In Deutschland werden immer wieder junge Frauen von ihren Eltern gegen ihren Willen verheiratet. Mit psychischem Druck und oftmals mit brutaler körperlicher Gewalt wird das Arrangement, das aus Gründen der Ehre, der Tradition oder auch aus materiellen Gründen geschlossen worden ist, durchgesetzt.
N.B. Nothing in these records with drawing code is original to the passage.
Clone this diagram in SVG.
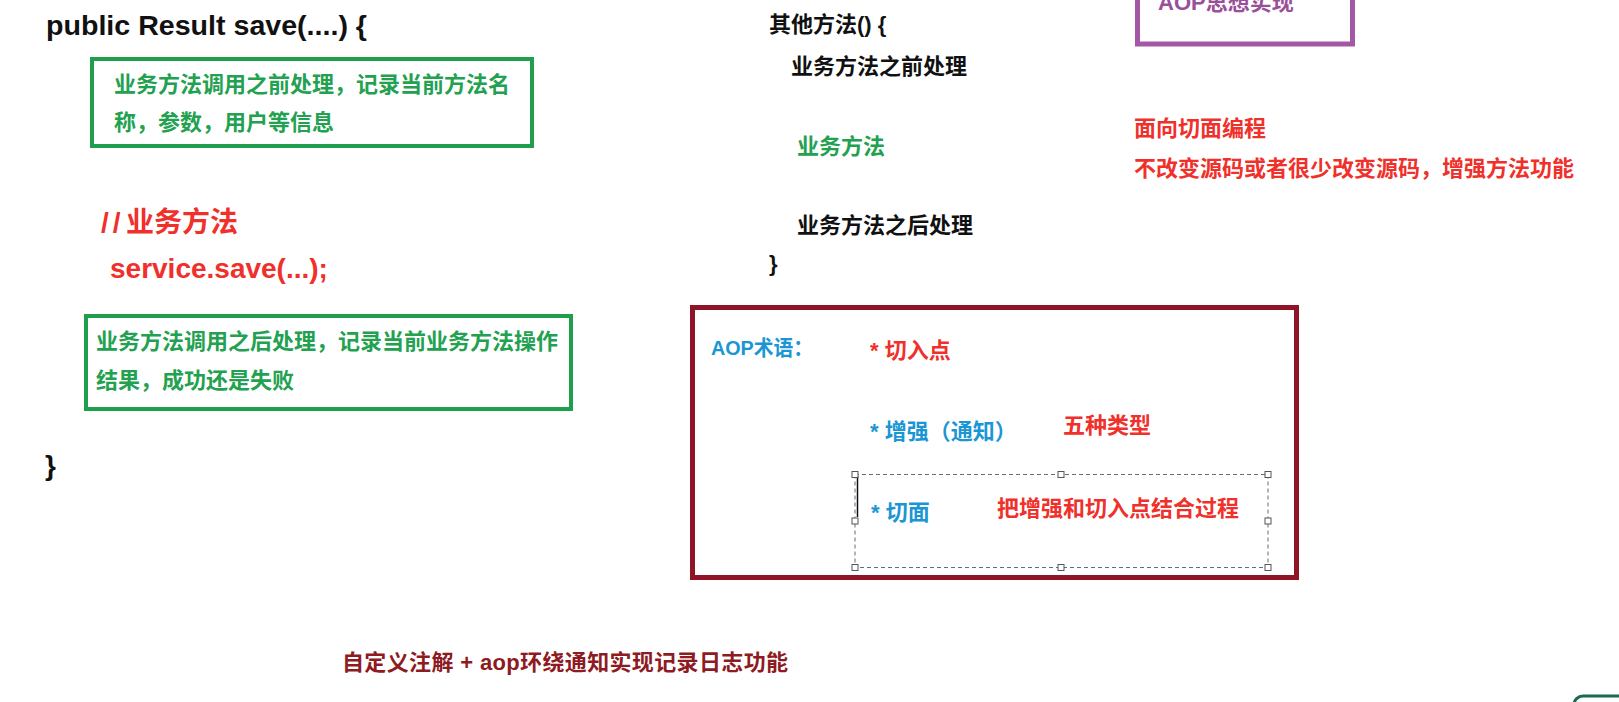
<svg xmlns="http://www.w3.org/2000/svg" width="1619" height="702" viewBox="0 0 1619 702">
<style>
text{font-family:"Liberation Sans","Noto Sans CJK SC",sans-serif;font-weight:bold;}
.code{font-size:28px;}
.t22{font-size:22px;}
.t20{font-size:21px;}
.blk{fill:#111;}
.grn{fill:#22a150;}
.red{fill:#f0302a;}
.blu{fill:#1a96d4;}
.gbox{fill:none;stroke:#1f9e4b;stroke-width:4;}
.hdl{fill:#fff;stroke:#555;stroke-width:1;}
</style>
<rect x="0" y="0" width="1619" height="702" fill="#fff"/>

<g id="left-code">
<text class="code blk" x="46" y="35" textLength="321" lengthAdjust="spacingAndGlyphs">public Result save(....) {</text>
<text class="code blk" x="45" y="475">}</text>
</g>

<g id="before-box">
<rect class="gbox" x="92" y="59" width="440" height="87"/>
<text class="t22 grn" x="114" y="92">业务方法调用之前处理，记录当前方法名</text>
<text class="t22 grn" x="114" y="130">称，参数，用户等信息</text>
</g>

<g id="business-call">
<text class="code red" x="101" y="232"><tspan letter-spacing="4">//</tspan><tspan x="126">业务方法</tspan></text>
<text class="code red" x="110" y="278">service.save(...);</text>
</g>

<g id="after-box">
<rect class="gbox" x="86" y="316" width="485" height="93"/>
<text class="t22 grn" x="96" y="349">业务方法调用之后处理，记录当前业务方法操作</text>
<text class="t22 grn" x="96" y="388">结果，成功还是失败</text>
</g>

<g id="other-method">
<text class="t22 blk" x="769" y="32">其他方法() {</text>
<text class="t22 blk" x="791" y="74">业务方法之前处理</text>
<text class="t22 grn" x="797" y="154">业务方法</text>
<text class="t22 blk" x="797" y="233">业务方法之后处理</text>
<text class="t22 blk" x="769" y="271">}</text>
</g>

<g id="aop-idea">
<rect x="1137.5" y="-10" width="215" height="54" fill="none" stroke="#a458a4" stroke-width="5"/>
<text class="t22" x="1158" y="10" fill="#9a4f9a">AOP思想实现</text>
</g>

<g id="aop-desc">
<text class="t22 red" x="1134" y="136">面向切面编程</text>
<text class="t22 red" x="1134" y="176">不改变源码或者很少改变源码，增强方法功能</text>
</g>

<g id="aop-terms">
<rect x="692.5" y="307.5" width="604" height="270" fill="none" stroke="#8e1527" stroke-width="5"/>
<text class="t20 blu" x="711" y="355" textLength="102" lengthAdjust="spacingAndGlyphs">AOP术语：</text>
<text class="t22 red" x="870" y="358">* 切入点</text>
<text class="t22 blu" x="870" y="439">* 增强（通知）</text>
<text class="t22 red" x="1063" y="433">五种类型</text>
<g id="aspect-selection">
<rect x="855" y="474.5" width="413" height="93" fill="none" stroke="#5a6f80" stroke-width="1" stroke-dasharray="4 3"/>
<line x1="857.5" y1="476" x2="857.5" y2="517" stroke="#111" stroke-width="1.5"/>
<rect class="hdl" x="852" y="471.5" width="6" height="6"/>
<rect class="hdl" x="1058" y="471.5" width="6" height="6"/>
<rect class="hdl" x="1265" y="471.5" width="6" height="6"/>
<rect class="hdl" x="852" y="518" width="6" height="6"/>
<rect class="hdl" x="1265" y="518" width="6" height="6"/>
<rect class="hdl" x="852" y="564.5" width="6" height="6"/>
<rect class="hdl" x="1058" y="564.5" width="6" height="6"/>
<rect class="hdl" x="1265" y="564.5" width="6" height="6"/>
</g>
<text class="t22 blu" x="871" y="520">* 切面</text>
<text class="t22 red" x="997" y="516">把增强和切入点结合过程</text>
</g>

<g id="summary">
<text class="t22" x="342" y="670" fill="#8e1a22" textLength="446" lengthAdjust="spacing">自定义注解 + aop环绕通知实现记录日志功能</text>
</g>

<g id="corner-widget">
<rect x="1574" y="696" width="80" height="40" rx="9" fill="#fff" stroke="#1b6b4f" stroke-width="3"/>
</g>

<g id="connectors"></g>
</svg>
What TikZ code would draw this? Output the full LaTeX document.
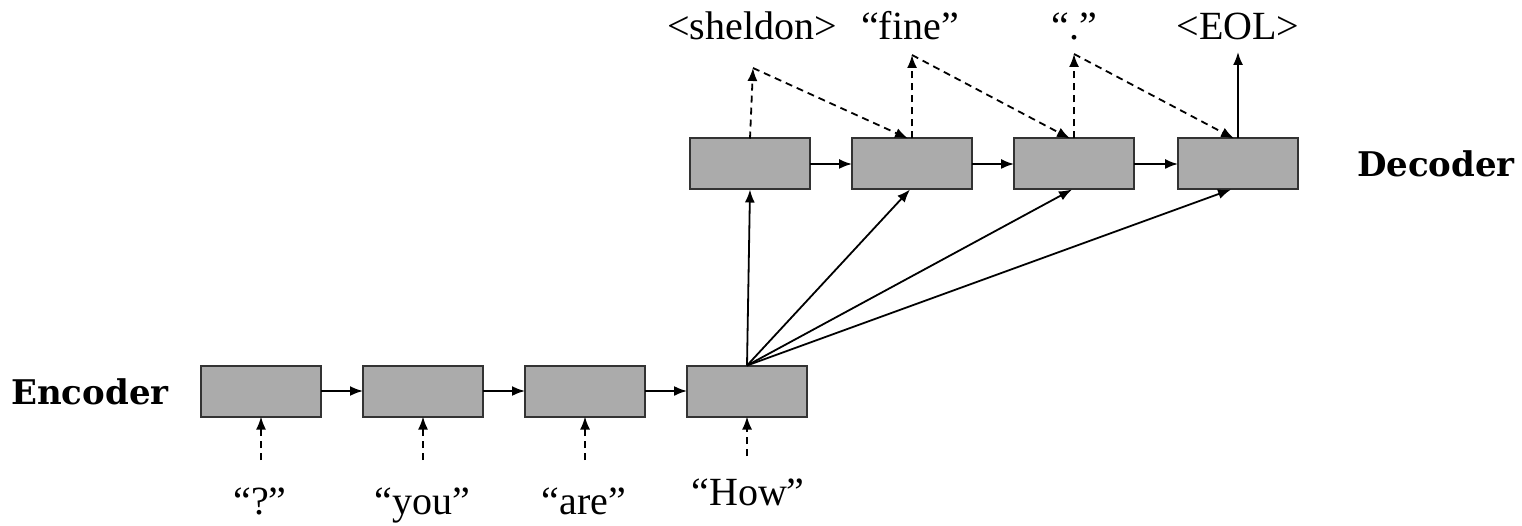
\documentclass[tikz,border=0pt]{standalone}
\usepackage{fontspec}
\setmainfont{Liberation Serif}
\newfontfamily\headfont{DejaVu Serif}
\usetikzlibrary{arrows.meta}
\tikzset{
  cell/.style={draw=black!80, line width=2pt, fill=black!33,
    minimum width=120pt, minimum height=51pt, inner sep=0pt, outer sep=0pt},
  link/.style={line width=1.8pt, -{Latex[length=13pt,width=10pt]}},
  feed/.style={link, dash pattern=on 7pt off 5pt},
  word/.style={anchor=base, inner sep=0pt, font=\fontsize{40}{42}\selectfont},
  title/.style={anchor=base, inner sep=0pt, font=\fontsize{34}{36}\selectfont\headfont\bfseries}
}
\begin{document}
\begin{tikzpicture}[x=1pt, y=-1pt]
\useasboundingbox (0,0) rectangle (1522,526);

% encoder cells
\node[cell] (e1) at (261,391) {};
\node[cell] (e2) at (423,391) {};
\node[cell] (e3) at (585,391) {};
\node[cell] (e4) at (747,391) {};

% decoder cells
\node[cell] (d1) at (750,164) {};
\node[cell] (d2) at (912,164) {};
\node[cell] (d3) at (1074,164) {};
\node[cell] (d4) at (1238,164) {};

% side titles
\node[title] (enc) at (90,404) {Encoder};
\node[title] (dec) at (1436,177) {Decoder};

% input tokens
\node[word] (w1) at (260,514) {“?”};
\node[word] (w2) at (422,514) {“you”};
\node[word] (w3) at (584,514) {“are”};
\node[word] (w4) at (748,505) {“How”};

% output tokens
\node[word] (o1) at (752,40) {<sheldon>};
\node[word] (o2) at (910,40) {“fine”};
\node[word] (o3) at (1074,40) {“.”};
\node[word] (o4) at (1238,40) {<EOL>};

% feeding points of the inputs
\coordinate (i1) at (261,460);
\coordinate (i2) at (423,460);
\coordinate (i3) at (585,460);
\coordinate (i4) at (747,456);

% tips of the decoder outputs
\coordinate (p1) at (753,68);
\coordinate (p2) at (912,55);
\coordinate (p3) at (1074,54);
\coordinate (p4) at (1238,52);

% inputs into the encoder
\foreach \i in {1,...,4} \draw[feed] (i\i) -- (e\i.south);

% recurrent links
\draw[link] (e1.east) -- (e2.west);
\draw[link] (e2.east) -- (e3.west);
\draw[link] (e3.east) -- (e4.west);
\draw[link] (d1.east) -- (d2.west);
\draw[link] (d2.east) -- (d3.west);
\draw[link] (d3.east) -- (d4.west);

% context vector fanned out to every decoder step
\draw[link] (e4.north) -- (d1.south);
\draw[link] (e4.north) -- ([xshift=-2pt]d2.south);
\draw[link] (e4.north) -- ([xshift=-2pt]d3.south);
\draw[link] (e4.north) -- ([xshift=-7pt]d4.south);

% outputs and their feedback into the next step
\draw[feed] (d1.north) -- (p1);
\draw[feed] (p1) -- ([xshift=-4pt]d2.north);
\draw[feed] (d2.north) -- (p2);
\draw[feed] (p2) -- ([xshift=-4pt]d3.north);
\draw[feed] (d3.north) -- (p3);
\draw[feed] (p3) -- ([xshift=-4pt]d4.north);
\draw[link] (d4.north) -- (p4);
\end{tikzpicture}
\end{document}
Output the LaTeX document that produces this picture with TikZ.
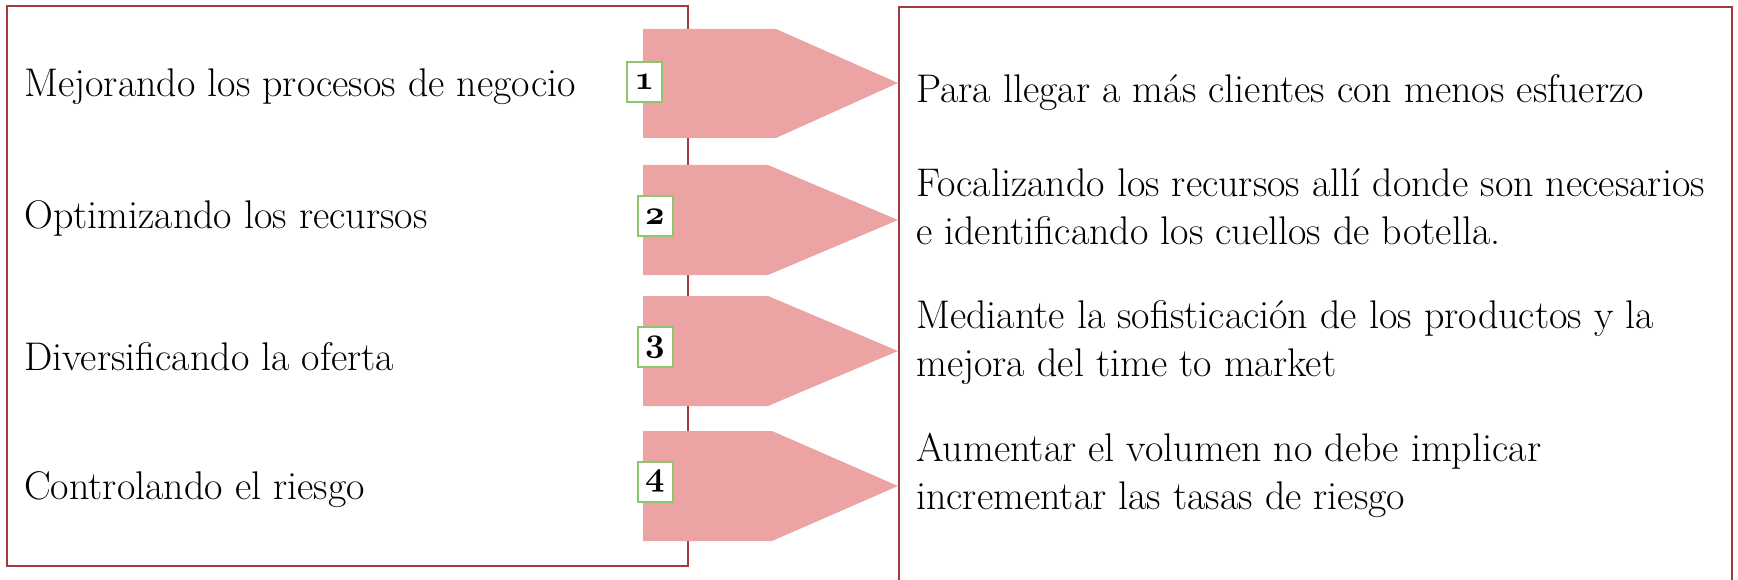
\documentclass[tikz,border=0pt]{standalone}
\usepackage{fix-cm}
\usepackage{tikz}

\definecolor{framered}{RGB}{163,58,60}
\definecolor{arrowpink}{RGB}{236,163,163}
\definecolor{boxgreen}{RGB}{141,198,108}

\newcommand{\stepnum}[1]{{\usefont{OML}{cmm}{b}{it}#1}}

\tikzset{
  frame/.style={draw=framered, line width=2.5pt},
  chevron/.style={fill=arrowpink},
  numbox/.style={draw=boxgreen, line width=2pt, fill=white, minimum width=35pt,
    minimum height=40pt, inner sep=0pt, font=\fontsize{34}{34}\selectfont},
  lefttext/.style={anchor=west, inner sep=0pt, font=\fontsize{40}{48}\selectfont},
  righttext/.style={anchor=west, inner sep=0pt, align=left, font=\fontsize{40}{48}\selectfont}
}

\begin{document}
\begin{tikzpicture}[x=1pt, y=-1pt]
            \useasboundingbox (0,0) rectangle (1738,580);
            \clip (0,0) rectangle (1738,580);

            % left frame
            \draw[frame] (7,6) rectangle (688,566);

            % chevrons
            \fill[chevron] (643,29) -- (776,29) -- (898,83) -- (776,138) -- (643,138) -- cycle;
            \fill[chevron] (643,165) -- (768,165) -- (898,220) -- (768,275) -- (643,275) -- cycle;
            \fill[chevron] (643,296) -- (768,296) -- (898,351) -- (768,406) -- (643,406) -- cycle;
            \fill[chevron] (643,431) -- (772,431) -- (898,486) -- (772,541) -- (643,541) -- cycle;

            % right frame, open at the bottom
            \draw[frame] (899,600) -- (899,7) -- (1732,7) -- (1732,600);

            \node[numbox] (n1) at (644.5,82) {\stepnum{1}};
            \node[numbox] (n2) at (655,216.5) {\stepnum{2}};
            \node[numbox] (n3) at (655,347) {\stepnum{3}};
            \node[numbox] (n4) at (655,481.5) {\stepnum{4}};

            \node[lefttext] (l1) at (24,87) {Mejorando los procesos de negocio};
            \node[lefttext] (l2) at (24,218) {Optimizando los recursos};
            \node[lefttext] (l3) at (24,357) {Diversificando la oferta};
            \node[lefttext] (l4) at (24,490) {Controlando el riesgo};

            \node[righttext] (r1) at (916,93) {Para llegar a más clientes con menos esfuerzo};
            \node[righttext] (r2) at (916,207) {Focalizando los recursos allí donde son necesarios\\e identificando los cuellos de botella.};
            \node[righttext] (r3) at (916,343) {Mediante la sofisticación de los productos y la\\mejora del time to market};
            \node[righttext] (r4) at (916,475) {Aumentar el volumen no debe implicar\\incrementar las tasas de riesgo};
        \end{tikzpicture}
\end{document}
Außer der Angst vor Rache und Gewalt führen auch die Unkenntnis des geltenden Rechts, ein unsicherer Aufenthaltsstatus, fehlende Sprachkenntnisse und mangelnde eigene materielle Absicherung dazu, dass sich viele Opfer nicht wehren, keinen Schutz suchen und keine Hilfe einfordern.
Es gibt in der Bundesrepublik keine gesicherten Daten über das Ausmaß der Zwangsverheiratungen. Der Berliner Senat hat auf eine Kleine Anfrage der GRÜNEN im Abgeordnetenhaus erklärt, allein in Berlin seien im Jahr 2002 ca. 230 Zwangsverheiratungen aktenkundig geworden. Auch wenn es nur wenige verlässliche Zahlen gibt, ist davon auszugehen, dass in Deutschland mindestens mehrere Tausend Opfer von Zwangsverheiratungen leben. Seit kurzem gibt es einige Ansätze, diese Verbrechen zu bekämpfen und künftig zu verhindern.
Im Juli 2003 hat die GRÜNE Bundestagsfraktion eine Anhörung durchgeführt. Dieses Fachgespräch mit mehreren VertreterInnen von Hilfseinrichtungen, Universitäten und Jugendämtern war ein erster Schritt, die Problematik der Zwangsheirat verstärkt ins gesellschaftliche Bewusstsein zu rücken. Ende 2004 hat Baden-Württemberg dann den Entwurf eines Zwangsheirats-Bekämpfungsgesetzes in den Bundesrat eingebracht, um Zwangsehen in Deutschland zu verhindern. Als Reaktion auf diese Initiative konnten sich BÜNDNIS 90/DIE GRÜNEN in der rot-grünen Bundesregierung mit der Forderung durchsetzen, einen eigenen Straftatbestand einzuführen. Um Zwangsehen gesellschaftlich zu ächten und das Unrechtsbewusstsein der unmittelbar beteiligten Verwandten zu stärken, wurde Zwangsverheiratung als besonders schwerer Fall der Nötigung mit einer Freiheitsstrafe bis zu fünf Jahren in das Strafgesetzbuch aufgenommen.
Neben dieser staatlichen Handlungsebene ist es aber vor allem notwendig, breitere Bevölkerungskreise zu informieren und zu sensibilisieren. Seit dem 25. November 2004 führt die Frauenrechtsorganisation TERRE DES FEMMES (TdF) die Kampagne "Nein zu Verbrechen im Namen der Ehre" durch. Bereits 2002 hatte TdF auf das Problem der Zwangsverheiratungen hingewiesen. Ausführliche Informationen gibt es im Internet unter www.frauenrechte.de. Zur Bekämpfung der Zwangsverheiratungen in Deutschland sind umfangreiche Aufklärungs- und Informationskampagnen und vor allem eine neue Migrationspolitik erforderlich, die eine dauerhafte und gleichberechtigte Integration ermöglicht, erleichtert und fördert.